アイチャク障害 怖れ回避型 パニック障害6

家が建ち、新しい家具や家電がそろった。へんてこなシャンデリア、階段にはステンドガラス、ロッキングチェアーとあの人らしい安っぽい家。子ども部屋の家具も全部あの人が決めた。
父はますます家にいることがすくなくなった。工務店のおじさんは昼にはチャイムも鳴らさず家に出入りするようになった。
その年のクリスマス。半ば親気取りのおじさんは夕方クリスマスプレゼントを買いに行こうとわたしを連れ出した。わたしは別に欲しくもないものを買って貰いお礼を言った。
あの人は「あら、よかったじゃない。」と言いながら買ってきた料理をテーブルに並べていた。おじさんは父が戻る前に帰って行った。
食卓に兄、私、あの人の3人で座って父の帰りを待った。9時を過ぎた頃、あの人が「主人が帰ってこない。」と悲劇のヒロインさながらに工務店のおじさんに電話をした。おじさんは直ぐに家にやってきた。その直後。父が帰って来た。そして直ぐに出ていった。わたしは裸足で父を追いかけたが追いつくことができなかった。「行かないで、行かないで。置いていかないで。」あの日の夜の黒とアスファルトの感触は忘れることはないだろう。
『クリスマス』わたしは大人になり子どもと目一杯楽しむ日。兄は『クリスマス』が1年で1番嫌いな日になってしまった。
暫くして父の同僚から父の住所を教えてもらった。あの人はその同僚が住む社宅にわたしも連れて行き根掘り葉掘り聞き始めた。
父は家から特急でひと駅離れたところにアパートを借り、そこにプロポーラーの女性が通うようになったそうだ。
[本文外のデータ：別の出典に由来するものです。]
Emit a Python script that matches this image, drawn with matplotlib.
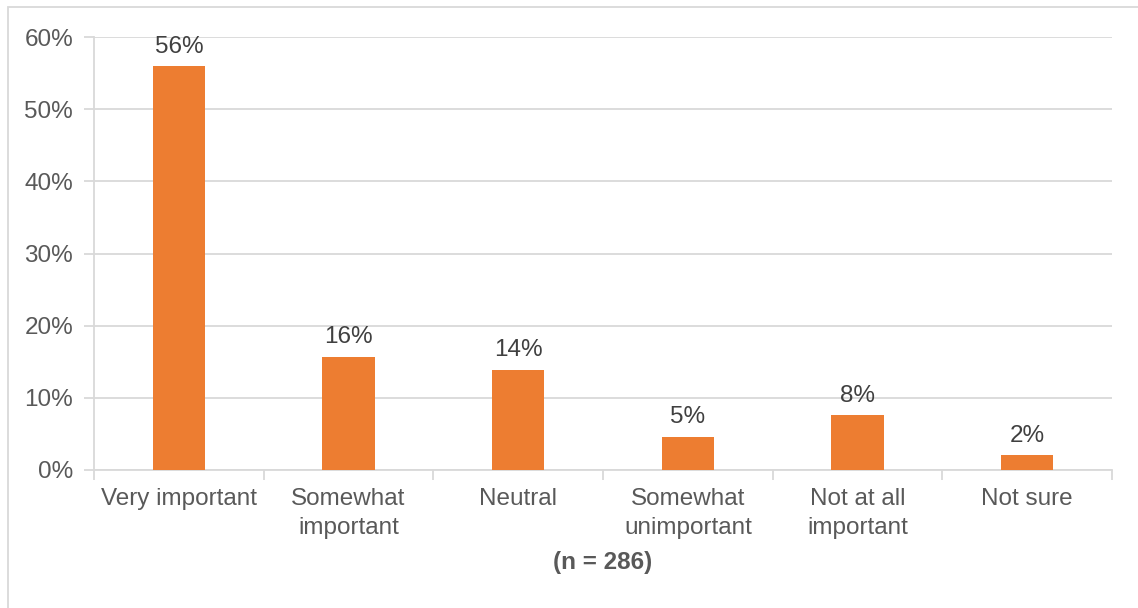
import matplotlib.pyplot as plt
from matplotlib.patches import Rectangle

# survey answers (share of respondents, %)
categories = ['Very important', 'Somewhat\nimportant', 'Neutral',
              'Somewhat\nunimportant', 'Not at all\nimportant', 'Not sure']
shares = [56.0, 15.7, 13.9, 4.6, 7.6, 2.1]
y_ticks = [0, 10, 20, 30, 40, 50, 60]

bar_color = '#ED7D31'
grid_color = '#D9D9D9'
text_color = '#595959'
fs = 17.5

plt.rcParams['font.family'] = ['Liberation Sans', 'DejaVu Sans']

fig = plt.figure(figsize=(11.38, 6.08), dpi=100)
ax = fig.add_axes([94 / 1138, 1 - 470 / 608, (1112 - 94) / 1138, (470 - 37) / 608])

x = list(range(len(categories)))
bars = ax.bar(x, shares, width=0.31, color=bar_color, zorder=3)

for rect, val in zip(bars, shares):
    ax.annotate(f'{val:.0f}%', (rect.get_x() + rect.get_width() / 2, val),
                xytext=(0, 6), textcoords='offset points',
                ha='center', va='bottom', fontsize=fs, color='#404040')

ax.set_xlim(-0.5, len(categories) - 0.5)
ax.set_ylim(0, 60)
ax.set_yticks(y_ticks)
ax.set_yticklabels([f'{t}%' for t in y_ticks])
ax.yaxis.grid(True, color=grid_color, linewidth=1.3, zorder=0)

# category labels in the middle, ticks on the boundaries
ax.set_xticks(x)
ax.set_xticklabels(categories, linespacing=1.4)
ax.set_xticks([i - 0.5 for i in range(len(categories) + 1)], minor=True)
ax.tick_params(axis='x', which='major', length=0, pad=13, labelsize=fs, labelcolor=text_color)
ax.tick_params(axis='x', which='minor', length=7, width=1.3, color=grid_color)
ax.tick_params(axis='y', length=7, width=1.3, color=grid_color, pad=8,
               labelsize=fs, labelcolor=text_color)

for side in ['top', 'right']:
    ax.spines[side].set_visible(False)
for side in ['left', 'bottom']:
    ax.spines[side].set_color(grid_color)
    ax.spines[side].set_linewidth(1.3)

ax.set_xlabel('(n = 286)', fontsize=fs, fontweight='bold', color=text_color, labelpad=9)

# chart frame
fig.patches.append(Rectangle((8 / 1138, -0.1), 1.2, 1.1 - 7 / 608,
                             transform=fig.transFigure, fill=False,
                             edgecolor=grid_color, linewidth=1.3))

fig.savefig('out.png', dpi=100)
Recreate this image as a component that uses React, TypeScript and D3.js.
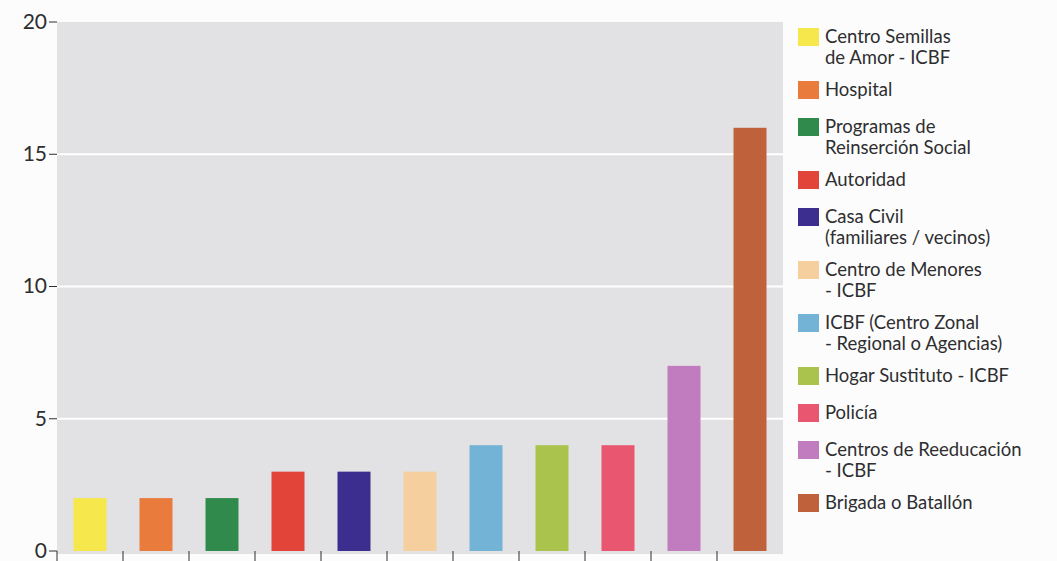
import React from "react";
import * as d3 from "d3";

const categories = [
  "Centro Semillas de Amor - ICBF",
  "Hospital",
  "Programas de Reinserción Social",
  "Autoridad",
  "Casa Civil (familiares / vecinos)",
  "Centro de Menores - ICBF",
  "ICBF (Centro Zonal - Regional o Agencias)",
  "Hogar Sustituto - ICBF",
  "Policía",
  "Centros de Reeducación - ICBF",
  "Brigada o Batallón",
];
const values = [2, 2, 2, 3, 3, 3, 4, 4, 4, 7, 16];
const colors = [
  "#f6e74c", "#e97b3c", "#2f8a4c", "#e2443a", "#3b2e8e", "#f6cf9f",
  "#72b3d6", "#a9c34c", "#e8566f", "#c17bbf", "#bf623c",
];
const legendLines = [
  ["Centro Semillas", "de Amor - ICBF"],
  ["Hospital"],
  ["Programas de", "Reinserción Social"],
  ["Autoridad"],
  ["Casa Civil", "(familiares / vecinos)"],
  ["Centro de Menores", "- ICBF"],
  ["ICBF (Centro Zonal", "- Regional o Agencias)"],
  ["Hogar Sustituto - ICBF"],
  ["Policía"],
  ["Centros de Reeducación", "- ICBF"],
  ["Brigada o Batallón"],
];
const yTicks = [0, 5, 10, 15, 20];

const W = 1057;
const H = 561;
const plot = { left: 57, right: 783, top: 22, bottom: 551 };
const font = "Lato, 'Open Sans', sans-serif";
const textColor = "#2e2e30";

export default function App() {
  const x = d3
    .scaleBand<string>()
    .domain(categories)
    .range([plot.left, plot.right])
    .padding(0);
  const y = d3.scaleLinear().domain([0, 20]).range([plot.bottom, plot.top]);
  const barW = x.bandwidth() * 0.5;

  // legend layout
  let cursor = 28;
  const legendItems = legendLines.map((lines, i) => {
    const top = cursor;
    cursor += lines.length > 1 ? 53 : 37;
    return { lines, top, color: colors[i] };
  });

  return (
    <svg
      width={W}
      height={H}
      style={{ position: "absolute", left: 0, top: 0, background: "#fcfcfc" }}
    >
      <rect x={0} y={0} width={W} height={H} fill="#fcfcfc" />
      <rect
        x={plot.left}
        y={plot.top}
        width={plot.right - plot.left}
        height={plot.bottom - plot.top + 3}
        fill="#e2e2e5"
      />
      {yTicks
        .filter((t) => t > 0 && t < 20)
        .map((t) => (
          <line
            key={"g" + t}
            x1={plot.left}
            x2={plot.right}
            y1={y(t)}
            y2={y(t)}
            stroke="#ffffff"
            strokeWidth={2}
          />
        ))}
      {categories.map((c, i) => (
        <rect
          key={c}
          x={(x(c) as number) + (x.bandwidth() - barW) / 2}
          y={y(values[i])}
          width={barW}
          height={y(0) - y(values[i])}
          fill={colors[i]}
        />
      ))}
      {yTicks.map((t) => (
        <g key={"t" + t}>
          <line
            x1={plot.left - 8}
            x2={plot.left}
            y1={y(t)}
            y2={y(t)}
            stroke={textColor}
            strokeWidth={1}
          />
          <text
            x={plot.left - 10}
            y={y(t)}
            dy="0.33em"
            textAnchor="end"
            fontFamily={font}
            fontSize={21}
            fill={textColor}
          >
            {t}
          </text>
        </g>
      ))}
      {categories.map((c) => (
        <line
          key={"xt" + c}
          x1={x(c) as number}
          x2={x(c) as number}
          y1={plot.bottom}
          y2={H}
          stroke={textColor}
          strokeWidth={1}
        />
      ))}
      {legendItems.map((it, i) => (
        <g key={"l" + i}>
          <rect x={798} y={it.top} width={21} height={18} fill={it.color} />
          {it.lines.map((ln, j) => (
            <text
              key={j}
              x={825}
              y={it.top + 15 + j * 21}
              fontFamily={font}
              fontSize={18.5}
              fill={textColor}
            >
              {ln}
            </text>
          ))}
        </g>
      ))}
    </svg>
  );
}
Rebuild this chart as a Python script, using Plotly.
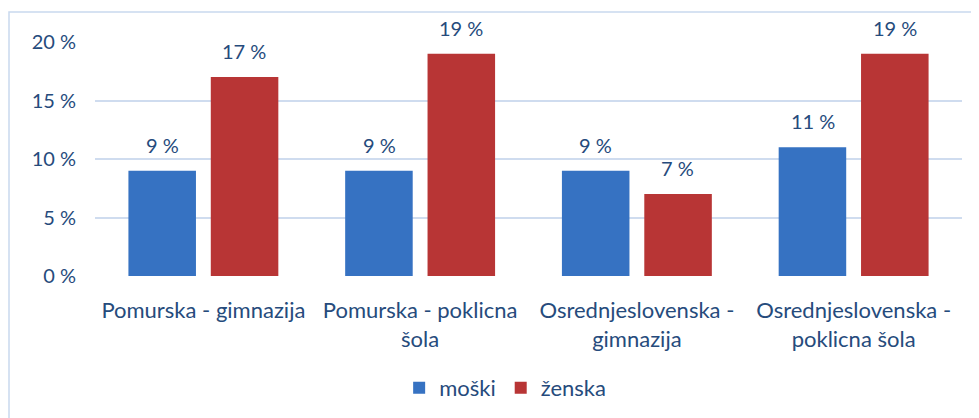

ある日、彼女が持病の癲癇の発作をおこし泣きながら「わたしにはあなたしかいない。」と言われ覚悟を決めたこと、クリスマスなの日は別れ話をしていたことを聞いた。同僚のおじさんとは面識があり帰り際たくさんのたくさんの愛情をこめてわたしの頭を撫でてくれた。
ありがとう。おじちゃん。本当に本当にありがとう。